5 R’s (Reflect, Respond, Respect, Restore, Regenerate)
RESPECT: ARCHITECTURE EXISTS IN CONTEXT… URBAN, NATURAL, AND CULTURAL
The architectural project never takes place in a vacuum.
The context that we face today is more complex, layered and nuanced than any that has preceded it. We work piece by piece into a world that is not always well conceived, created of different layers of success and failure in planning and building. On top of this, time has passed. Now places, specific structures, and larger districts are imbued with an overlay of human history — some shared public sense of their significance and cultural importance.
Understanding and working with the circumstances that surround us grounds our work and is an act of respect for the community. This is an exercise that involves equal parts 1) recognition: what and who have come before and 2) innovation: the next, logical evolution from a land use, environmental and cultural perspective. Some of these factors are defined in subjective terms, so stakeholder engagement is critical as a preliminary step towards creating a common vocabulary through which a project may be discussed.
On a planet with nearly 8 billion human souls and an exponentially increasing rate of global warming, issues of housing, climate change, and the related issues of disaster relief and human equity are inexorably intertwined. Working within this tangled web with the understanding that the building sector is the single largest source of carbon in our atmosphere, we as architects face the intersection of technical and social crises as a portion of our everyday work. As we attempt to green this largest piece of the infrastructure we encounter, the difficult interplay of tradition and progress, science and society that are, incomprehensibly, at odds with each other in this most critical moment.

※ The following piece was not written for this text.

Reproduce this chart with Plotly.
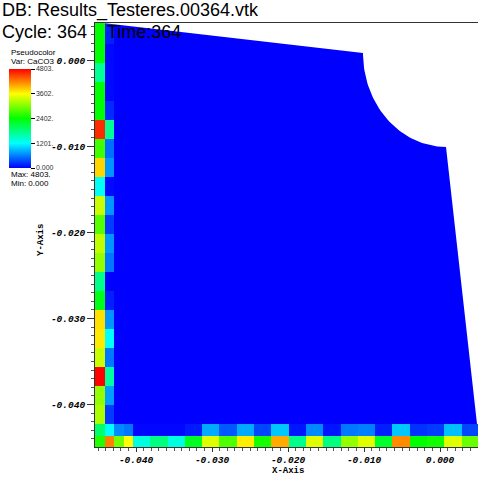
import numpy as np
import plotly.graph_objects as go

# ---------------- data ----------------
# colour scale (VisIt "hot")
cb_tick_vals = [0.0, 1201.0, 2402.0, 3602.0, 4803.0]
cb_tick_text = ["0.000", "1201.", "2402.", "3602.", "4803."]
z_min, z_max = 0.0, 4803.0

# CaCO3 in the left-most (narrow) column, rows top -> bottom (23 rows)
col1_vals = [2400, 2400, 1700, 2400, 2400, 4600, 2700, 3800, 1250, 3350, 2800,
             3300, 3100, 1750, 2300, 3750, 3700, 3350, 4800, 3100, 3200, 1900, 2550]
# second narrow column, rows top -> bottom
col2_vals = [150, 40, 40, 40, 200, 1700, 520, 700, 40, 700, 280,
             700, 560, 0, 140, 700, 1200, 560, 1650, 750, 280, 1200, 4200]
# second row from bottom, columns left -> right (24 columns)
row_b2_vals = [1900, 1200, 650, 560, 30, 30, 30, 120, 800, 420, 800, 330,
               940, 100, 650, 100, 560, 600, 140, 940, 230, 280, 900, 330]
# bottom row, columns left -> right
row_b1_vals = [2550, 4200, 2950, 3600, 1350, 1800, 1350, 2250, 3450, 2780, 3680, 2500,
               4000, 1750, 3450, 1800, 3100, 3450, 2200, 4150, 2400, 2480, 3450, 2900]

# grid geometry (data units)
x_start = -0.045395
narrow_w, normal_w = 0.00125, 0.002276
n_narrow_cols, n_normal_cols = 4, 20
y_start = -0.04494
narrow_h, normal_h = 0.001337, 0.00221
n_narrow_rows, n_normal_rows = 2, 21
y_top = 0.00436

# outline of the empty (white) region, data units
top_edge = [(-0.04434, 0.00436), (-0.01013, 0.00087)]
hole_center = (0.00079, 0.00087)
hole_radius = 0.01092
right_edge = [(0.00079, -0.01006), (0.00487, -0.04227)]

x_tick_vals = [-0.04, -0.03, -0.02, -0.01, 0.0]
x_tick_text = ["-0.040", "-0.030", "-0.020", "-0.010", "0.000"]
y_tick_vals = [-0.04, -0.03, -0.02, -0.01, 0.0]
y_tick_text = ["-0.040", "-0.030", "-0.020", "-0.010", "0.000"]
x_range = [-0.045395, 0.0050]
y_range = [-0.04494, 0.00436]

# ---------------- build grid ----------------
x_edges = [x_start]
for i in range(n_narrow_cols):
    x_edges.append(x_edges[-1] + narrow_w)
for i in range(n_normal_cols):
    x_edges.append(x_edges[-1] + normal_w)
y_edges = [y_start]
for i in range(n_narrow_rows):
    y_edges.append(y_edges[-1] + narrow_h)
for i in range(n_normal_rows):
    y_edges.append(y_edges[-1] + normal_h)
y_edges[-1] = y_top

nrows = n_narrow_rows + n_normal_rows
ncols = n_narrow_cols + n_normal_cols
z_top_down = np.zeros((nrows, ncols))
z_top_down[:, 0] = col1_vals
z_top_down[:, 1] = col2_vals
z_top_down[nrows - 2, :] = row_b2_vals
z_top_down[nrows - 1, :] = row_b1_vals
z = z_top_down[::-1]

hot = [[0.0, "#0000ff"], [0.25, "#00ffff"], [0.5, "#00ff00"], [0.75, "#ffff00"], [1.0, "#ff0000"]]

W, H = 478, 478
L, R, T, B = 95, 0, 23, 31
pw, ph = W - L - R, H - T - B


def pxx(p):
    return (p - L) / pw


def pxy(p):
    return (H - B - p) / ph


fig = go.Figure()
fig.add_trace(go.Heatmap(
    x=x_edges, y=y_edges, z=z, zmin=z_min, zmax=z_max, colorscale=hot,
    zsmooth=False, hoverinfo="skip",
    colorbar=dict(
        x=pxx(8.5), xanchor="left", xref="paper",
        y=pxy(118.5), yanchor="middle", yref="paper",
        thickness=22, thicknessmode="pixels", len=99, lenmode="pixels",
        outlinewidth=0, ticks="outside", ticklen=4, tickwidth=1, tickcolor="#000",
        tickmode="array", tickvals=cb_tick_vals, ticktext=cb_tick_text,
        tickfont=dict(family="Liberation Sans", size=7, color="#333"),
        xpad=0, ypad=0,
    ),
))

# white mask for the region outside the body
th = np.linspace(np.pi, 1.5 * np.pi, 60)
arc_x = hole_center[0] + hole_radius * np.cos(th)
arc_y = hole_center[1] + hole_radius * np.sin(th)
mask_x = [top_edge[0][0], top_edge[1][0]] + list(arc_x) + [right_edge[0][0], right_edge[1][0],
          x_range[1] + 0.001, x_range[1] + 0.001, top_edge[0][0]]
mask_y = [top_edge[0][1], top_edge[1][1]] + list(arc_y) + [right_edge[0][1], right_edge[1][1],
          right_edge[1][1], y_range[1] + 0.001, y_range[1] + 0.001]
fig.add_trace(go.Scatter(x=mask_x, y=mask_y, fill="toself", fillcolor="white",
                         mode="lines", line=dict(width=0, color="white"),
                         hoverinfo="skip", showlegend=False))

tickfont = dict(family="Liberation Mono", size=9.5, color="#000", weight="bold", style="italic")
fig.update_layout(
    width=W, height=H, margin=dict(l=L, r=R, t=T, b=B),
    paper_bgcolor="white", plot_bgcolor="white", showlegend=False,
    xaxis=dict(range=x_range, showgrid=False, zeroline=False, showline=True,
               linecolor="#333", linewidth=1, mirror=True,
               ticks="outside", ticklen=4, tickcolor="#333",
               tickmode="array", tickvals=x_tick_vals, ticktext=x_tick_text,
               tickfont=tickfont,
               minor=dict(ticks="outside", ticklen=3, tickcolor="#555", dtick=0.001, tick0=0)),
    yaxis=dict(range=y_range, showgrid=False, zeroline=False, showline=True,
               linecolor="#333", linewidth=1,
               ticks="outside", ticklen=7, tickcolor="#333",
               tickmode="array", tickvals=y_tick_vals, ticktext=y_tick_text,
               tickfont=tickfont,
               minor=dict(ticks="outside", ticklen=3, tickcolor="#555", dtick=0.001, tick0=0)),
)

sans = "Liberation Sans"
ann = [
    dict(text="DB: Results_Testeres.00364.vtk", x=pxx(0), y=pxy(10.5), size=18),
    dict(text="Cycle: 364", x=pxx(0), y=pxy(32), size=18),
    dict(text="Time:364", x=pxx(105), y=pxy(32), size=18),
    dict(text="Pseudocolor", x=pxx(9), y=pxy(52), size=8),
    dict(text="Var: CaCO3", x=pxx(9), y=pxy(61), size=8),
    dict(text="Max: 4803.", x=pxx(9), y=pxy(174), size=8),
    dict(text="Min: 0.000", x=pxx(9), y=pxy(183), size=8),
]
for a in ann:
    fig.add_annotation(text=a["text"], x=a["x"], y=a["y"], xref="paper", yref="paper",
                       xanchor="left", yanchor="middle", showarrow=False,
                       font=dict(family=sans, size=a["size"], color="#000"))
fig.add_annotation(text="X-Axis", x=pxx(288), y=pxy(471), xref="paper", yref="paper",
                   xanchor="center", yanchor="middle", showarrow=False,
                   font=dict(family="Liberation Mono", size=9, color="#000", weight="bold"))
fig.add_annotation(text="Y-Axis", x=pxx(41), y=pxy(240), xref="paper", yref="paper",
                   xanchor="center", yanchor="middle", showarrow=False, textangle=-90,
                   font=dict(family="Liberation Mono", size=9, color="#000", weight="bold"))

fig.write_html("out.html")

In the course of our work, we weigh necessary change against the challenges that go along with it. In cities, where there has been a resurgence of demand for a tight-knit, pedestrian lifestyle, we are working into intact and semi-intact urban fabrics to create contemporary space in historic settings. The continuity of the street wall, and the history of the community create a seen and unseen amorphous context, that we must decipher. Approaching this work with a sense of respect, for each other and for the planet is critical to our success. The public sphere must be studied, comprehended, and integrated to create an architecture that is relevant.

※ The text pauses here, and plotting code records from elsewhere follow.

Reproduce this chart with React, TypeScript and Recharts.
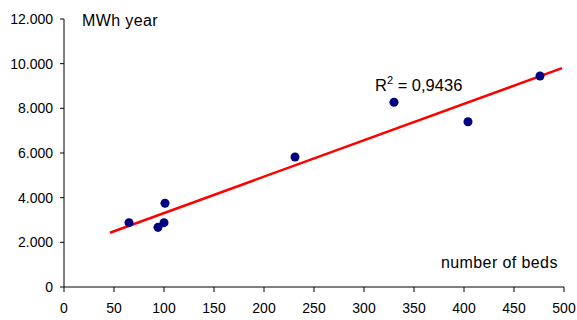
import React from 'react';
import { ComposedChart, Scatter, Line, XAxis, YAxis } from 'recharts';

// beds vs. yearly consumption (MWh)
const beds = [65, 94, 100, 101, 231, 330, 404, 476];
const mwh = [2880, 2670, 2880, 3750, 5820, 8270, 7400, 9450];

// linear trend line end points
const trendBeds = [46, 498];
const trendMwh = [2430, 9800];

const xTicks = [0, 50, 100, 150, 200, 250, 300, 350, 400, 450, 500];
const yTicks = [0, 2000, 4000, 6000, 8000, 10000, 12000];

const points = beds.map((b, i) => ({ x: b, y: mwh[i] }));
const trend = trendBeds.map((b, i) => ({ x: b, y: trendMwh[i] }));

const fmt = (v: number) => v.toLocaleString('de-DE');

const font = 'Arial, "Liberation Sans", sans-serif';

const App = () => {
  return (
    <div style={{ position: 'absolute', left: 0, top: 0, width: 577, height: 320, fontFamily: font }}>
      <ComposedChart width={577} height={320} margin={{ top: 19, right: 13, bottom: 0, left: 0 }}>
        <XAxis
          type="number"
          dataKey="x"
          domain={[0, 500]}
          ticks={xTicks}
          height={33}
          stroke="#000"
          tick={{ fill: '#000', fontSize: 14, fontFamily: font }}
          tickSize={5}
          tickMargin={11}
          allowDuplicatedCategory={false}
        />
        <YAxis
          type="number"
          dataKey="y"
          domain={[0, 12000]}
          ticks={yTicks}
          width={64}
          stroke="#000"
          tick={{ fill: '#000', fontSize: 14, fontFamily: font }}
          tickFormatter={fmt}
          tickSize={4}
          tickMargin={7}
        />
        <Line
          data={trend}
          dataKey="y"
          type="linear"
          stroke="#ff0000"
          strokeWidth={2.5}
          dot={false}
          isAnimationActive={false}
        />
        <Scatter data={points} dataKey="y" fill="#000080" shape="circle" isAnimationActive={false} />
      </ComposedChart>
      {/* axis titles and R² note */}
      <div style={{ position: 'absolute', left: 82, top: 12, fontSize: 16, letterSpacing: 0.4, color: '#000' }}>MWh year</div>
      <div style={{ position: 'absolute', left: 441, top: 254, fontSize: 16, letterSpacing: 0.4, color: '#000' }}>number of beds</div>
      <div style={{ position: 'absolute', left: 375, top: 74, fontSize: 16.5, color: '#000' }}>
        R<sup style={{ fontSize: 11 }}>2</sup> = 0,9436
      </div>
    </div>
  );
};

export default App;
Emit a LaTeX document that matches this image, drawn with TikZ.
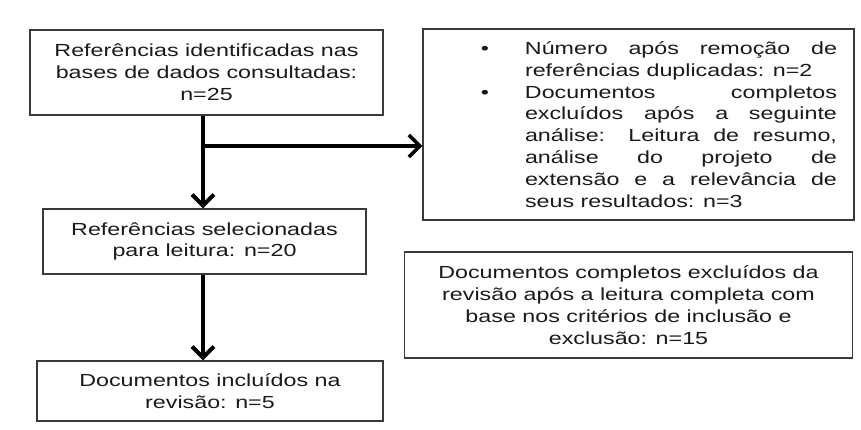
\documentclass[tikz,border=0pt]{standalone}
\usepackage{fontspec}
\setmainfont[FakeStretch=1.33]{Liberation Sans}
\usetikzlibrary{arrows.meta}
\definecolor{boxgray}{HTML}{3A3A3A}
\definecolor{textgray}{HTML}{1A1A1A}
\begin{document}
\begin{tikzpicture}[x=1pt,y=-1pt,
  box/.style={draw=boxgray, line width=1.3pt, inner sep=0pt, text=textgray,
    font=\fontsize{17.5}{21.8}\selectfont},
  cbox/.style={box, align=center},
  flow/.style={draw=black, line width=4pt, -{Straight Barb[length=11pt,width=22pt]}}]
\useasboundingbox[fill=white] (0,0) rectangle (861,430);

\node[cbox, minimum width=353pt, minimum height=85pt] (ident) at (206.5,72.5)
  {Referências identificadas nas\\bases de dados consultadas:\\n=25};

\node[box, minimum width=431pt, minimum height=191pt] (excl1) at (638.5,124.5)
  {\hspace*{85pt}\begin{minipage}{312pt}\setlength{\parindent}{0pt}%
   \leavevmode\llap{•\hspace{36pt}}Número após remoção de\linebreak referências duplicadas: n=2\par
   \leavevmode\llap{•\hspace{36pt}}Documentos completos\linebreak excluídos após a seguinte\linebreak análise: Leitura de resumo,\linebreak análise do projeto de\linebreak extensão e a relevância de\linebreak seus resultados: n=3\par
   \end{minipage}};

\node[cbox, minimum width=323pt, minimum height=65pt] (sel) at (204.5,241.5)
  {Referências selecionadas\\para leitura: n=20};

\node[cbox, minimum width=346pt, minimum height=60pt] (incl) at (210,391)
  {Documentos incluídos na\\revisão: n=5};

\node[cbox, minimum width=448pt, minimum height=106pt] (excl2) at (628.5,305)
  {Documentos completos excluídos da\\revisão após a leitura completa com\\base nos critérios de inclusão e\\exclusão: n=15};

\coordinate (spine) at (203,0);
\coordinate (branch) at (203,146);

\draw[flow] (ident.south -| spine) -- (sel.north -| spine);
\draw[flow, line width=3.5pt] (branch) -- (excl1.west |- branch);
\draw[flow] (sel.south -| spine) -- (incl.north -| spine);
\end{tikzpicture}
\end{document}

In the rural setting, life has always been more direct. Our work in this context is always closer to the land. Topography, the natural land features, and prevailing climate defines this context along with the real consideration of the flow of resources through these isolated settings. The best works of architecture do more than provide shelter, they enhance their surroundings, honor the land, and model a regenerative relationship with the ecosystem.
In between there are amorphous suburbs that defy form and function poorly from planetary and cultural perspectives. Urban sprawl and the issues of traffic and resource consumption that go along with it are well documented. Many of the social ills of our time; depression, addiction, suicide are problems of distress and alienation, as described in Phillip Slater’s seminal 1970 book “The Pursuit of Loneliness.” Although the critique of this pattern is complete, the solution, the adaptation, is unclear. People enjoy their space, or at least they’ve been sold on a lifestyle premised on individuality and separation. Perhaps respect, an acknowledgment of the “other” whether that other is a neighbor, a forest, or a nation, is the point from which we can begin to re-engage and create a more equitable, just and sustainable world. Doing nothing, business as usual, is no longer an option.